EPS is environmentally friendly, containing no CFCs or HCFCs, it is inert and safe for contact with food products, and requires much less energy to produce than many other materials.

In applications where fire resistance is necessary or desirable, such as building products, EPS is supplied containing a flame retardant which in normal use prevents ignition of the EPS if exposed to a flame. In a fire situation EPS generates less heat and smoke than most timbers and wood based products.

Ease of Use

EPS is supplied either moulded to the exact shape required for its use, or can be easily cut and shaped when required to suit any application. Its light weight makes handling easy and safe. EPS does not irritate the skin and is non allergenic.

Proven Experience

EPS has been used throughout the world for over 40 years in an extremely wide range of applications.

Experience has proven that EPS performance can be reliably predicted wherever it is used. Manufacturers have developed and refined processes so products are consistent and of a high quality. Regulatory authorities are familiar with EPS and generally well aware of its excellent properties. EPS is widely respected throughout the world as a versatile, efficient material which plays an important part in our everyday life.

Chemical Resistance

EPS is resistant to almost all aqueous media including dilute acids and alkalis, methanol, ethanol and silicone oils.

It has limited resistance to paraffin oil, vegetable oils, diesel fuel and Vaseline.

The Manufacturing Process

EPS is manufactured from styrene monomer, derivative of ethylene and benzene, using a polymerisation process which produces translucent spherical beads of polystyrene, about the size of sugar granules. During this process a low boiling point hydrocarbon, usually pentane gas, is added to the material to assist expansion during subsequent processing. Beads are delivered to EPS processors usually in boxes of 600kg or 1000kg.

Stage One

EPS is produced in a three stage process. In the first stage, polystyrene beads are expanded to between 40 and 50 times their original volume by heating to about 100ºC with steam in an enclosed vessel called a pre expander. During this process the beads are stirred continuously.
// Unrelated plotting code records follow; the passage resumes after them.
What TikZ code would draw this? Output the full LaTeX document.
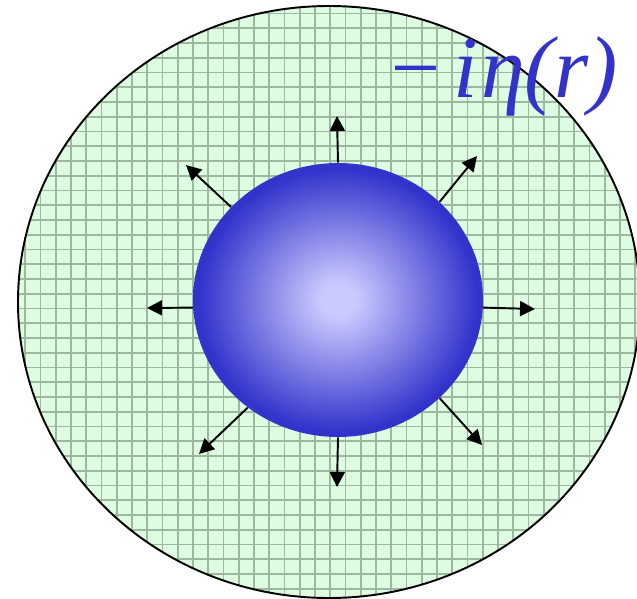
\documentclass[tikz,border=0pt]{standalone}
\usepackage{fontspec}
\newfontfamily\labelfont{Liberation Serif}
\usetikzlibrary{shapes.geometric, arrows.meta}
\definecolor{ballrim}{RGB}{51, 51, 204}
\definecolor{ballcore}{RGB}{202, 202, 255}
\definecolor{mediumgreen}{RGB}{222, 252, 226}
\definecolor{gridgreen}{RGB}{158, 184, 158}
\pgfdeclareradialshading{blueball}{\pgfpoint{0bp}{0bp}}{color(0bp)=(ballcore); color(3bp)=(ballcore); color(24bp)=(ballrim); color(50bp)=(ballrim)}

\begin{document}
\begin{tikzpicture}[x=0.02cm, y=-0.02cm,
  outarrow/.style={-{Triangle[length=8.5pt, width=8.5pt]}, line width=1.1pt},
  gridline/.style={gridgreen, line width=0.9pt}]
  \useasboundingbox (0,0) rectangle (637,599);
  % absorbing medium
  \fill[mediumgreen] (329,302) ellipse [x radius=311, y radius=296];
  \begin{scope}
    \clip (329,302) ellipse [x radius=311, y radius=296];
    \foreach \k in {0,...,42} \draw[gridline] (10+\k*15.25,0) -- (10+\k*15.25,599);
    \foreach \k in {0,...,40} \draw[gridline] (0,13.5+\k*14.75) -- (637,13.5+\k*14.75);
  \end{scope}
  \draw[line width=1.1pt] (329,302) ellipse [x radius=311, y radius=296];
  % scatterer
  \node[ellipse, shading=blueball, minimum width=5.8cm, minimum height=5.48cm, inner sep=0pt] (ball) at (338,300) {};
  \foreach \ang/\tx/\ty [count=\n] in {90/337/116, 44/477/156, 139/186/165, 183/147/308, 357/535/309, 230/199/454, 316/482/445, 270/337/487} {
    \coordinate (tip\n) at (\tx,\ty);
    \draw[outarrow] (ball.\ang) -- (tip\n);
  }
  \node[anchor=base west, inner sep=0pt, text=ballrim, font=\labelfont\itshape\fontsize{50}{50}\selectfont] (potential) at (385,97) {−\hspace{5pt}i\hspace{2pt}η(r)};
\end{tikzpicture}
\end{document}
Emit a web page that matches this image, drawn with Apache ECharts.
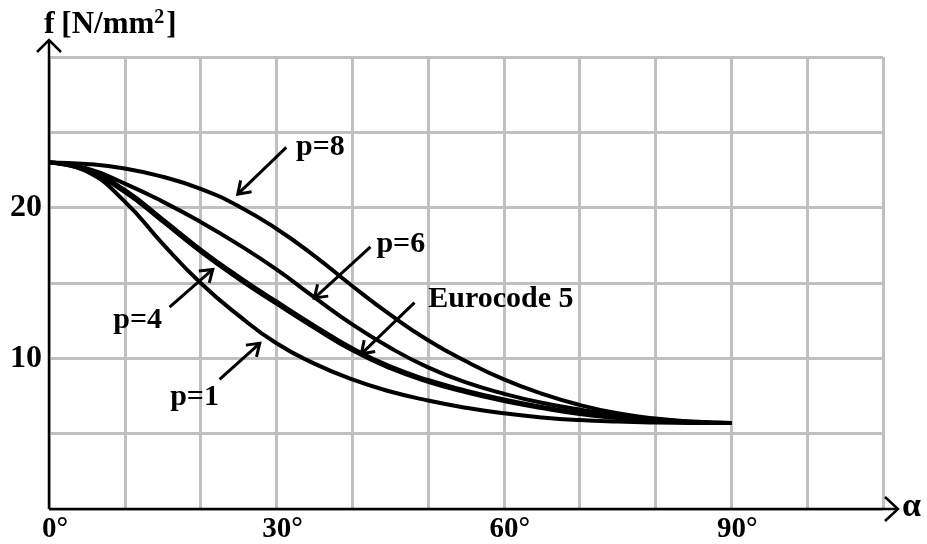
<!DOCTYPE html>
<html>
<head>
<meta charset="utf-8">
<script src="https://cdn.jsdelivr.net/npm/echarts@6/dist/echarts.min.js"></script>
<style>
html,body{margin:0;padding:0;background:#fff;}
#c{width:927px;height:544px;}
</style>
</head>
<body>
<div id="c"></div>
<script>
// angles (degrees)
const angles = [0,5,10,15,20,25,30,35,40,45,50,55,60,65,70,75,80,85,90];
// f [N/mm2]
const p8  = [23.0,22.9,22.6,22.05,21.25,20.1,18.6,16.8,14.8,12.9,11.2,9.8,8.6,7.65,6.9,6.35,6.0,5.8,5.7];
const p6  = [23.0,22.6,21.6,20.4,19.05,17.55,15.9,14.05,12.25,10.7,9.4,8.4,7.65,7.05,6.6,6.22,5.95,5.78,5.7];
const ec5 = [23.0,22.55,21.17,19.22,17.22,15.42,13.77,12.17,10.67,9.46,8.56,7.86,7.27,6.78,6.37,6.07,5.86,5.75,5.7];
const p4  = [23.0,22.45,21.03,19.08,17.08,15.28,13.63,12.03,10.53,9.34,8.44,7.74,7.17,6.7,6.31,6.03,5.84,5.73,5.7];
const p1  = [23.0,22.4,20.4,17.6,15.0,12.85,11.0,9.65,8.6,7.8,7.2,6.72,6.35,6.08,5.9,5.8,5.74,5.71,5.7];

// annotations: label text, label centre, arrow start, arrow tip (data coords)
const annoText   = ['p=8','p=6','Eurocode 5','p=4','p=1'];
const annoLabelX = [35.8,46.4,59.6,11.7,19.2];
const annoLabelY = [24.0,17.6,13.9,12.5,7.4];
const arrowFromX = [31.3,42.4,48.2,15.9,22.5];
const arrowFromY = [24.0,17.4,13.7,13.4,8.6];
const arrowToX   = [24.9,35.0,41.2,21.6,27.8];
const arrowToY   = [20.9,14.0,10.3,15.9,11.0];

// axis ticks
const xLabelValues = [0,30,60,90];
const yLabelValues = [10,20];

const FONT = '"Liberation Serif","Times New Roman",serif';

function pairs(ys){ return angles.map((a,i)=>[a,ys[i]]); }

const chart = echarts.init(document.getElementById('c'), null, {renderer:'canvas'});

const curveStyle = {color:'#000', width:4};
function curve(name, ys){
  return {name, type:'line', data:pairs(ys), smooth:0.5, showSymbol:false, symbol:'none',
          lineStyle:curveStyle, z:3, silent:true};
}

const annoData = annoText.map((t,i)=>[arrowFromX[i],arrowFromY[i],arrowToX[i],arrowToY[i],annoLabelX[i],annoLabelY[i]]);

const option = {
  animation:false,
  backgroundColor:'#fff',
  grid:{left:49, right:44, top:57, bottom:33},
  xAxis:{
    type:'value', min:0, max:110, interval:10,
    axisLine:{show:false}, axisTick:{show:false},
    splitLine:{show:true, lineStyle:{color:'#c0c0c0', width:3}},
    axisLabel:{
      margin:6, color:'#000', fontFamily:FONT, fontWeight:'bold', fontSize:29,
      padding:[0,0,0,12],
      formatter:v=> xLabelValues.indexOf(v)>=0 ? v+'°' : ''
    }
  },
  yAxis:{
    type:'value', min:0, max:30, interval:5,
    axisLine:{show:false}, axisTick:{show:false},
    splitLine:{show:true, lineStyle:{color:'#c0c0c0', width:3}},
    axisLabel:{
      margin:7, color:'#000', fontFamily:FONT, fontWeight:'bold', fontSize:32,
      formatter:v=> yLabelValues.indexOf(v)>=0 ? String(v) : ''
    }
  },
  series:[
    curve('p=8',p8), curve('p=6',p6), curve('Eurocode 5',ec5), curve('p=4',p4), curve('p=1',p1),
    {
      type:'custom', data:annoData, z:5, silent:true,
      renderItem:function(params, api){
        const a = api.coord([api.value(0),api.value(1)]);
        const b = api.coord([api.value(2),api.value(3)]);
        const l = api.coord([api.value(4),api.value(5)]);
        const ang = Math.atan2(a[1]-b[1], a[0]-b[0]);
        const L = 14, w = 0.6;
        const h1 = [b[0]+L*Math.cos(ang+w), b[1]+L*Math.sin(ang+w)];
        const h2 = [b[0]+L*Math.cos(ang-w), b[1]+L*Math.sin(ang-w)];
        return {type:'group', children:[
          {type:'line', shape:{x1:a[0],y1:a[1],x2:b[0],y2:b[1]}, style:{stroke:'#000', lineWidth:3}},
          {type:'polyline', shape:{points:[h1,b,h2]}, style:{stroke:'#000', lineWidth:3, fill:null, lineJoin:'miter'}},
          {type:'text', style:{text:annoText[params.dataIndex], x:l[0], y:l[1], align:'center', verticalAlign:'middle',
            font:'bold 30px '+FONT, fill:'#000'}}
        ]};
      }
    }
  ]
};
chart.setOption(option);

// axes with open arrowheads
const o  = chart.convertToPixel({gridIndex:0},[0,0]);
const xe = chart.convertToPixel({gridIndex:0},[110,0]);
const yt = chart.convertToPixel({gridIndex:0},[0,30]);
const xTip = [xe[0]+15, o[1]];
const yTip = [o[0], yt[1]-17];
chart.setOption({
  graphic:[
    {type:'line', z:10, shape:{x1:o[0],y1:o[1],x2:xTip[0],y2:xTip[1]}, style:{stroke:'#000', lineWidth:2.5}},
    {type:'polyline', z:10, shape:{points:[[xTip[0]-13,xTip[1]-12],xTip,[xTip[0]-13,xTip[1]+12]]}, style:{stroke:'#000', lineWidth:2.5, fill:null}},
    {type:'line', z:10, shape:{x1:o[0],y1:o[1],x2:yTip[0],y2:yTip[1]}, style:{stroke:'#000', lineWidth:2.5}},
    {type:'polyline', z:10, shape:{points:[[yTip[0]-12,yTip[1]+12],yTip,[yTip[0]+12,yTip[1]+12]]}, style:{stroke:'#000', lineWidth:2.5, fill:null}},
    {type:'text', z:10, x:xTip[0]+4, y:xTip[1]-2, style:{text:'α', font:'bold 34px '+FONT, fill:'#000', verticalAlign:'middle', align:'left'}},
    {type:'text', z:10, x:yTip[0]-5, y:yTip[1]+2, style:{
      text:'{f|f}  {u|[N/mm}{s|2}{u|]}', verticalAlign:'bottom', align:'left', fill:'#000',
      rich:{
        f:{font:'bold 32px '+FONT, fill:'#000'},
        u:{font:'bold 31px '+FONT, fill:'#000'},
        s:{font:'bold 20px '+FONT, fill:'#000', verticalAlign:'top', padding:[0,2,14,0]}
      }
    }}
  ]
});
</script>
</body>
</html>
In this process the final density of EPS is determined. This is typically between 14 kg per cubic metre and 30 kg per cubic metre. After pre expansion, the expanded beads are cooled and dried in a fluidised bed drier, before being pneumatically conveyed to storage silos for maturing.

Stage Two

During maturing, the second stage of processing, the expanded beads containing up to 90% air are stabilised typically over a period of 24 hours. Following pre-expansion, the beads have a partial vacuum which must be equalised before final processing by allowing air to diffuse into the beads until equilibrium is reached.

Stage Three

In the third stage of processing, known as the moulding stage, beads are conveyed into a mould, and once in the mould are heated again by the introduction of steam. Under the influence of steam, the beads soften and start to expand again. However, as they are contained in a mould they cannot expand freely, and therefore create an internal pressure within the mould. Under this pressure the softened beads fuse together when the correct temperature is reached within the mould. Following fusion the mould is cooled, usually under the influence of a vacuum to remove moisture. The moulded product is ejected from the mould at the completion of the cycle. During processing, the pentane gas is expended, so that the finished products contain no residual gas.

There are generally two moulding processes for EPS. One is called Block Moulding and produces large blocks of EPS up to 5 metres in length. These are subsequently cut into shapes or sheets for use predominantly in packaging and in construction.